— Begin Supplied material —

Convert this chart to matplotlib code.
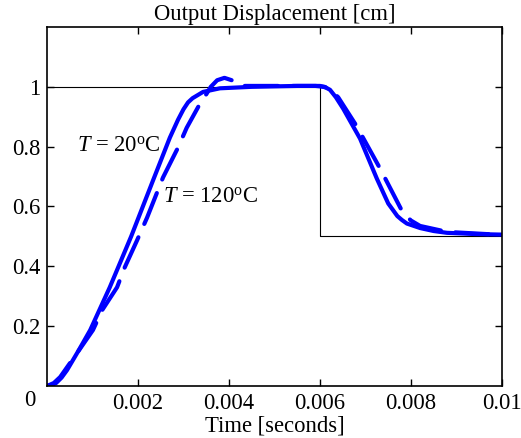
import matplotlib
matplotlib.use("Agg")
import matplotlib.pyplot as plt

plt.rcParams['font.family'] = ['Liberation Serif', 'DejaVu Serif']
plt.rcParams['mathtext.fontset'] = 'custom'
plt.rcParams['mathtext.rm'] = 'Liberation Serif'
plt.rcParams['mathtext.it'] = 'Liberation Serif:italic'

# Reference step input
ref_t = [0.0, 0.006, 0.006, 0.01]
ref_v = [1.0, 1.0, 0.5, 0.5]

# T = 20 C response (solid)
t20 = [0.0, 0.0001, 0.0002, 0.00032, 0.00044, 0.0007, 0.00095, 0.00138, 0.00185, 0.00233,
       0.0027, 0.00288, 0.003, 0.0031, 0.0032, 0.00343, 0.0038, 0.0045, 0.0055,
       0.0059, 0.0061, 0.00622, 0.00635, 0.00651, 0.00688, 0.00725, 0.0075, 0.0077,
       0.0078, 0.00791, 0.0082, 0.0085, 0.00879, 0.0094, 0.01]
v20 = [0.0, 0.003, 0.01, 0.028, 0.053, 0.12, 0.187, 0.33, 0.50, 0.687,
       0.83, 0.89, 0.925, 0.948, 0.962, 0.983, 0.995, 1.0, 1.003,
       1.003, 1.0, 0.99, 0.965, 0.927, 0.827, 0.693, 0.61, 0.568,
       0.555, 0.543, 0.528, 0.518, 0.512, 0.508, 0.506]

# T = 120 C response (dashed)
t120 = [0.0, 0.00015, 0.00029, 0.00066, 0.00101, 0.00121, 0.00154, 0.00171, 0.00198, 0.0022,
        0.00255, 0.00288, 0.00307, 0.00336, 0.0035, 0.0036, 0.00374, 0.0039, 0.0041, 0.0043,
        0.005, 0.006, 0.0062, 0.0064, 0.0068, 0.00732, 0.00782, 0.008, 0.0082, 0.0088, 0.01]
v120 = [0.0, 0.01, 0.03, 0.11, 0.187, 0.253, 0.33, 0.397, 0.487, 0.563,
        0.697, 0.797, 0.863, 0.943, 0.975, 1.0, 1.022, 1.03, 1.02, 1.003,
        1.003, 1.003, 0.995, 0.965, 0.87, 0.727, 0.58, 0.553, 0.535, 0.515, 0.505]

xticks = [0.002, 0.004, 0.006, 0.008, 0.01]
xticklabels = ['0.002', '0.004', '0.006', '0.008', '0.01']
yticks = [0.2, 0.4, 0.6, 0.8, 1.0]
yticklabels = ['0.2', '0.4', '0.6', '0.8', '1']

FS = 16.3

fig = plt.figure(figsize=(5.21, 4.38), dpi=100)
ax = fig.add_axes([0.0902, 0.1187, 0.8733, 0.8197])

ax.plot(ref_t, ref_v, color='black', lw=0.8)
ax.plot(t20, v20, color='#0000ff', lw=3.0, solid_capstyle='round', solid_joinstyle='round')
ax.plot(t120, v120, color='#0000ff', lw=3.0, dashes=(8, 3.5), dash_capstyle='round',
        dash_joinstyle='round')

ax.set_xlim(0, 0.01)
ax.set_ylim(0, 1.2)
ax.set_xticks(xticks)
ax.set_xticklabels(xticklabels)
ax.set_yticks(yticks)
ax.set_yticklabels(yticklabels)
ax.tick_params(direction='in', length=5, width=1, top=True, right=True, labelsize=FS, pad=5)
for s in ax.spines.values():
    s.set_linewidth(1.2)

ax.text(-0.037, -0.04, '0', transform=ax.transAxes, fontsize=FS, ha='center', va='center')

ax.set_title('Output Displacement [cm]', fontsize=FS, pad=5)
ax.set_xlabel('Time [seconds]', fontsize=FS, labelpad=1)

ax.text(0.00067, 0.8, r'$\mathit{T}$ = 20$^{\rm o}$C', fontsize=FS, va='center')
ax.text(0.00254, 0.63, r'$\mathit{T}$ = 120$^{\rm o}$C', fontsize=FS, va='center')

fig.savefig('out.png', dpi=100)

— End Supplied material —

Skip the pictures, please, and transcribe only the lines from the beginning of the material through the one that contains "plt.rcParams['mathtext.it'] = 'Liberation".

▸ Solution for this task
Convert this chart to matplotlib code.
import matplotlib
matplotlib.use("Agg")
import matplotlib.pyplot as plt

plt.rcParams['font.family'] = ['Liberation Serif', 'DejaVu Serif']
plt.rcParams['mathtext.fontset'] = 'custom'
plt.rcParams['mathtext.rm'] = 'Liberation Serif'
plt.rcParams['mathtext.it'] = 'Liberation Serif:italic'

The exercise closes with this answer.